The children who attended Beginning to Read today thoroughly enjoyed today’s story by William Steig, Pete’s a Pizza

When a sudden rainstorm spoil’s Pete’s plans, he is grumpy and sad. His dad decides that he ought to be made into a pizza! He kneeds Pete and stretches him, covers him with oil and adds tomatoes and cheese. Before long, the pizza is hot and ready to be sliced.

During today’s Beginning to Read class we talked quite alot about opposites. We began with ‘easy’ opposites (hot/cold, wet/dry/ big/small, happy/sad, inside/outside), moved onto slightly more challenging opposites (push/pull, empty/full, night/day, tall/short, true/false) and, finally, tried some ‘difficult’ opposites (warm/cool, always/never, man/woman).

Today’s Word Family was “ed” (Ed, Bed, fed, led, red, Ted). The tricky words were fled, newlywed and shred. We have many word family printables on this website, follow the link for more information.

We also looked for some easy Sight Words. Sight Words are also known as “Instant Word” and sometimes referred to as “Dolch Words.” They are high frequency words that beginning readers are encouraged to memorize (we, my, see, go, and, etc.) For the children who are already reading sight words, this was a reading activity. For the children who are not yet reading sight words, it was a matching activity. If you are interested, you can download sight word lists from our download page.

We played a mixed up alphabet game . Each child had two, three or four cards. Each card read, “I have ___. Who has ___?” The child with “I have A. Who has L?” started us off.
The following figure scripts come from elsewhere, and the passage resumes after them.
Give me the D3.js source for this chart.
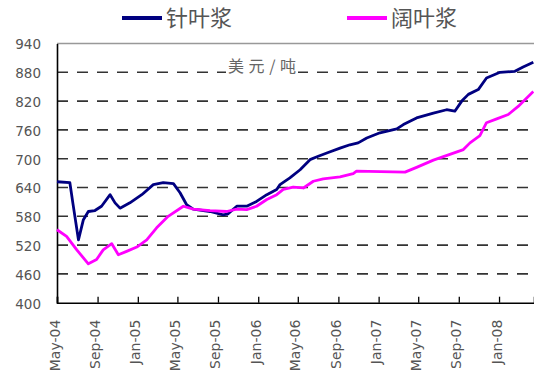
<!DOCTYPE html>
<html><head><meta charset="utf-8">
<script src="https://cdn.jsdelivr.net/npm/d3@7"></script>
<style>html,body{margin:0;padding:0;background:#fff;}svg{display:block;}</style>
</head><body>
<svg id="c" width="534" height="375"></svg>
<script>
// ---- data ----
const seriesNames = ["针叶浆", "阔叶浆"];
const unitLabel = "美元/吨";
const yTicks = [400, 460, 520, 580, 640, 700, 760, 820, 880, 940];
const xTickDates = ["2004-05-01","2004-09-01","2005-01-01","2005-05-01","2005-09-01","2006-01-01","2006-05-01","2006-09-01","2007-01-01","2007-05-01","2007-09-01","2008-01-01"];
const xTickLabels = ["May-04","Sep-04","Jan-05","May-05","Sep-05","Jan-06","May-06","Sep-06","Jan-07","May-07","Sep-07","Jan-08"];
const softwoodDates = ["2004-05-01","2004-06-09","2004-06-18","2004-07-05","2004-07-20","2004-08-04","2004-08-24","2004-09-13","2004-10-09","2004-10-24","2004-11-08","2004-12-08","2005-01-13","2005-02-17","2005-03-19","2005-04-19","2005-05-09","2005-05-29","2005-06-18","2005-08-08","2005-09-17","2005-10-01","2005-10-28","2005-11-27","2005-12-27","2006-01-27","2006-02-26","2006-03-08","2006-04-07","2006-05-08","2006-06-07","2006-07-02","2006-08-01","2006-09-06","2006-10-06","2006-10-31","2006-11-26","2007-01-05","2007-02-25","2007-03-17","2007-04-26","2007-06-16","2007-07-26","2007-08-20","2007-09-10","2007-09-30","2007-10-30","2007-11-24","2008-01-04","2008-02-18","2008-03-14","2008-04-14"];
const softwoodValues = [652,650,608,531,573,590,592,601,625,608,597,608,625,646,650,648,629,604,595,590,583,585,601,601,611,625,636,646,660,677,698,705,713,722,729,733,743,754,762,771,785,795,802,799,820,834,844,868,880,882,891,901];
const hardwoodDates = ["2004-05-01","2004-05-30","2004-06-30","2004-08-04","2004-08-29","2004-09-18","2004-10-14","2004-11-03","2004-11-28","2004-12-29","2005-01-28","2005-02-27","2005-04-03","2005-05-19","2005-06-18","2005-08-08","2005-09-27","2005-10-28","2005-11-27","2005-12-27","2006-01-27","2006-02-26","2006-03-18","2006-04-17","2006-05-18","2006-06-17","2006-07-17","2006-09-06","2006-10-16","2006-10-26","2007-03-22","2007-04-26","2007-06-16","2007-08-05","2007-09-15","2007-10-05","2007-11-04","2007-11-24","2007-12-25","2008-01-29","2008-02-28","2008-04-14"];
const hardwoodValues = [552,538,510,481,490,510,523,500,507,516,531,556,580,601,595,592,590,595,594,601,615,625,636,641,639,653,658,662,669,674,672,682,697,709,719,733,748,775,783,792,809,840];

// ---- layout ----
const W = 534, H = 375;
const L = 57, R = 534, T = 43.5, B = 302.7;
const parse = d3.timeParse("%Y-%m-%d");
const svg = d3.select("#c");

const x = d3.scaleTime().domain([parse("2004-05-01"), parse("2008-04-16")]).range([L, R]);
const y = d3.scaleLinear().domain([400, 940]).range([B, T]);

// gridlines
svg.append("g").selectAll("line").data(yTicks.filter(v => v > 400 && v < 940)).join("line")
  .attr("x1", L).attr("x2", R).attr("y1", d => y(d)).attr("y2", d => y(d))
  .attr("stroke", "#333").attr("stroke-width", 1.6).attr("stroke-dasharray", "11,9");

// top border
svg.append("line").attr("x1", L).attr("x2", R).attr("y1", T).attr("y2", T)
  .attr("stroke", "#999").attr("stroke-width", 1.5);

// unit label with white background
const ug = svg.append("g");
ug.append("rect").attr("x", 226).attr("y", 57).attr("width", 72).attr("height", 18).attr("fill", "#fff");
ug.append("text").attr("x", 228).attr("y", 72).attr("font-family", "Noto Sans CJK SC").attr("font-size", 16)
  .attr("fill", "#666").attr("textLength", 68).attr("lengthAdjust", "spacing").text(unitLabel);

// axes
const yAxis = svg.append("g").attr("transform", `translate(${L},0)`)
  .call(d3.axisLeft(y).tickValues(yTicks).tickSize(0).tickPadding(16));
yAxis.select(".domain").attr("stroke", "#000").attr("stroke-width", 1.6);
yAxis.selectAll("text").attr("font-family", "DejaVu Sans").attr("font-size", 13.5).attr("fill", "#555").attr("dy", "0.4em");

const xAxis = svg.append("g").attr("transform", `translate(0,${B})`)
  .call(d3.axisBottom(x).tickValues(xTickDates.map(parse)).tickSize(-6).tickFormat((d, i) => xTickLabels[i]));
xAxis.select(".domain").attr("stroke", "#000").attr("stroke-width", 1.6);
xAxis.selectAll(".tick line").attr("stroke", "#000").attr("stroke-width", 1.3);
xAxis.selectAll("text")
  .attr("font-family", "DejaVu Sans").attr("font-size", 14).attr("fill", "#555")
  .attr("text-anchor", "end").attr("dominant-baseline", "middle")
  .attr("transform", "translate(-2,17) rotate(-90)").attr("x", 0).attr("y", 0).attr("dy", null);

// lines
const line = d3.line().x(d => x(d.date)).y(d => y(d.v));
const sw = softwoodDates.map((d, i) => ({date: parse(d), v: softwoodValues[i]}));
const hw = hardwoodDates.map((d, i) => ({date: parse(d), v: hardwoodValues[i]}));
svg.append("path").datum(sw).attr("d", line).attr("fill", "none").attr("stroke", "#000080")
  .attr("stroke-width", 2.8).attr("stroke-linejoin", "round");
svg.append("path").datum(hw).attr("d", line).attr("fill", "none").attr("stroke", "#ff00ff")
  .attr("stroke-width", 2.8).attr("stroke-linejoin", "round");

// legend
const legend = [
  {name: seriesNames[0], color: "#000080", x0: 122},
  {name: seriesNames[1], color: "#ff00ff", x0: 347}
];
const lg = svg.append("g").selectAll("g").data(legend).join("g");
lg.append("line").attr("x1", d => d.x0).attr("x2", d => d.x0 + 40).attr("y1", 18).attr("y2", 18)
  .attr("stroke", d => d.color).attr("stroke-width", 4);
lg.append("text").attr("x", d => d.x0 + 44).attr("y", 18).attr("dy", "0.36em")
  .attr("font-family", "Noto Sans CJK SC").attr("font-size", 22).attr("fill", "#555")
  .text(d => d.name);
</script>
</body></html>
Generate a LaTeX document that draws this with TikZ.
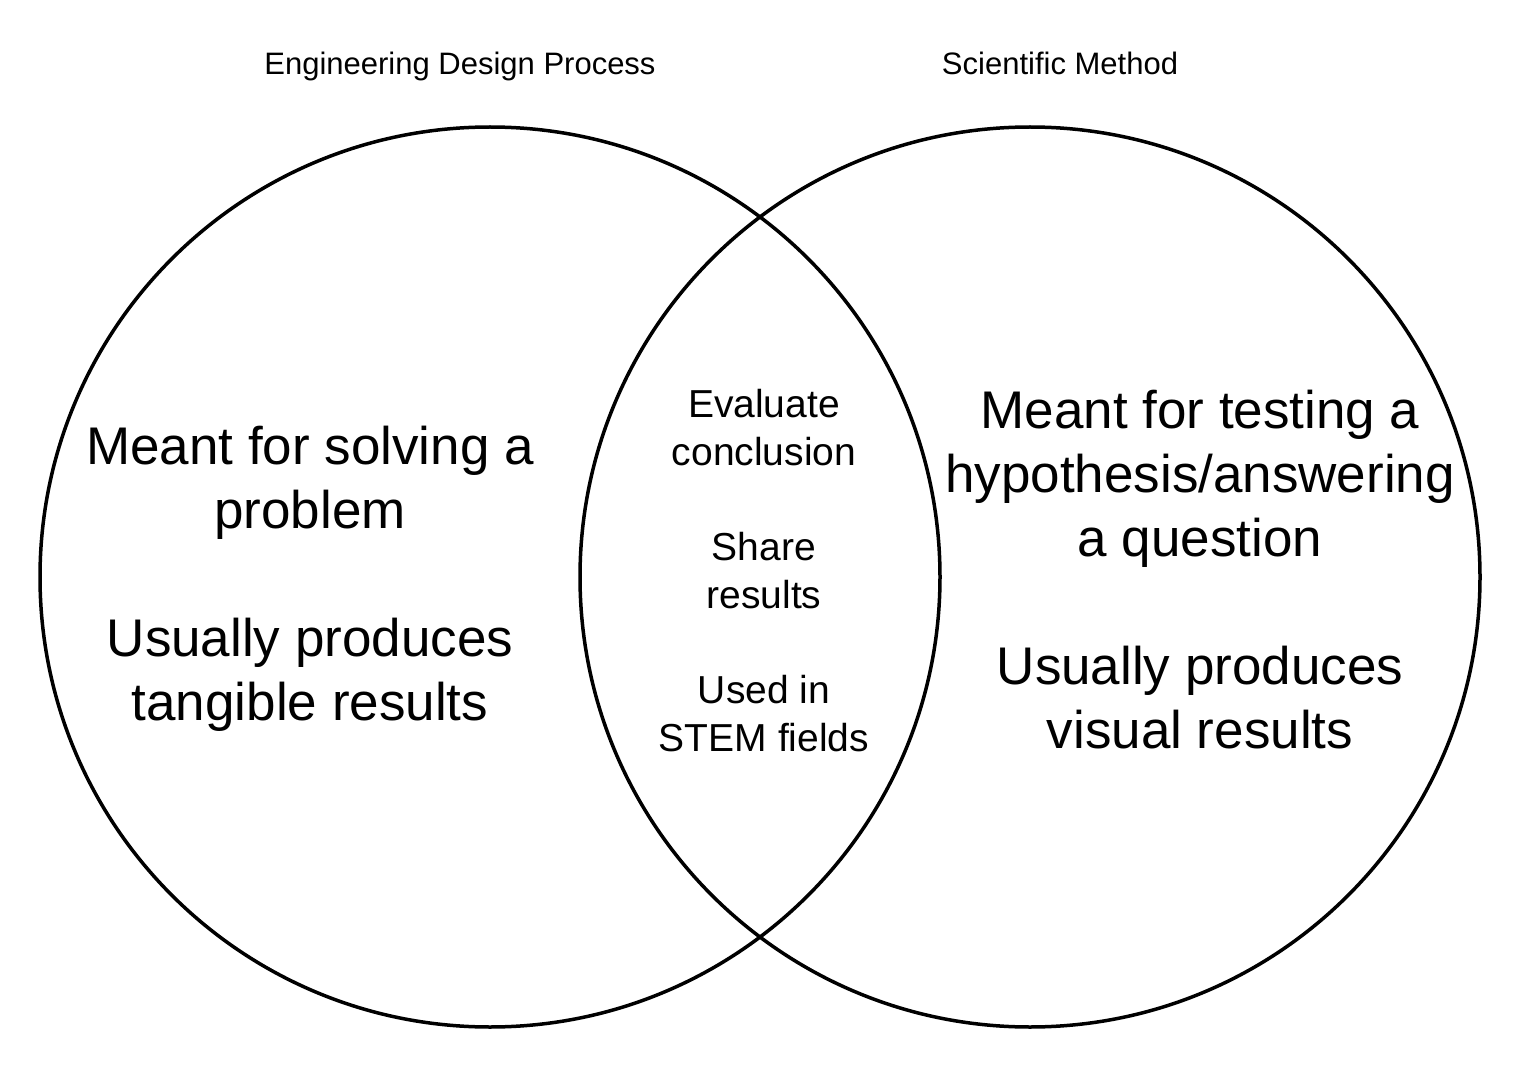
\documentclass[tikz,border=0pt]{standalone}
\usepackage{fontspec}
\setmainfont{Liberation Sans}
\usetikzlibrary{positioning}

\begin{document}
\begin{tikzpicture}[
  x=1pt, y=-1pt,
  set/.style={draw, circle, line width=3.5pt, minimum size=900pt, inner sep=0pt},
  big/.style={align=center, font=\fontsize{53}{64}\selectfont},
  mid/.style={align=center, font=\fontsize{39}{48}\selectfont},
  hdr/.style={anchor=base, font=\fontsize{31}{36}\selectfont}
]
\useasboundingbox (0,0) rectangle (1523,1067);
\node[set] (edp) at (490,577) {};
\node[set] (sm) at (1030,577) {};
\node[hdr] (edptitle) at (460,75) {Engineering Design Process};
\node[hdr] (smtitle) at (1060,75) {Scientific Method};
\node[big] (edptext) at (310,579) {Meant for solving a\\problem\\[64pt]Usually produces\\tangible results};
\node[big] (smtext) at (1200,570) {Meant for testing a\\hypothesis/answering\\a question\\[64pt]Usually produces\\visual results};
\node[mid] (both) at (764,571) {Evaluate\\conclusion\\[47pt]Share\\results\\[47pt]Used in\\STEM fields};
\end{tikzpicture}
\end{document}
The child with “I have L. Who has U?” read his/her card next. Basically, the children were listening for the letter names, checking to see if they had the letter and reading aloud when it was their turn. Very good fun – many of the children would like to play the game again.

Finally, we used Elkonin boxes. The children listened to words and decided whether a letter sound was at the beginning, middle or end of a word. As an example, I asked the children to listen for the /S/ sound. When I said, “Snake,” they should have identified that the /S/ sound was at the beginning of the word. When I said, “Pigs,” they should have noticed that the /S/ sound was at the end of the word. When I said, “Icicle,” they should have noticed that the /S/ sound was in the middle of the word. Note: this is a listening activity – whether the /S/ is made by a “S” or a “C” is unimportant. Children will normally hear the beginning sounds most easily, the middle sounds are the most difficult to hear. Children who learn to hear the sounds and notice when they occur will use this skill when spelling, writing and reading. This is a skill you can work on anytime, anywhere.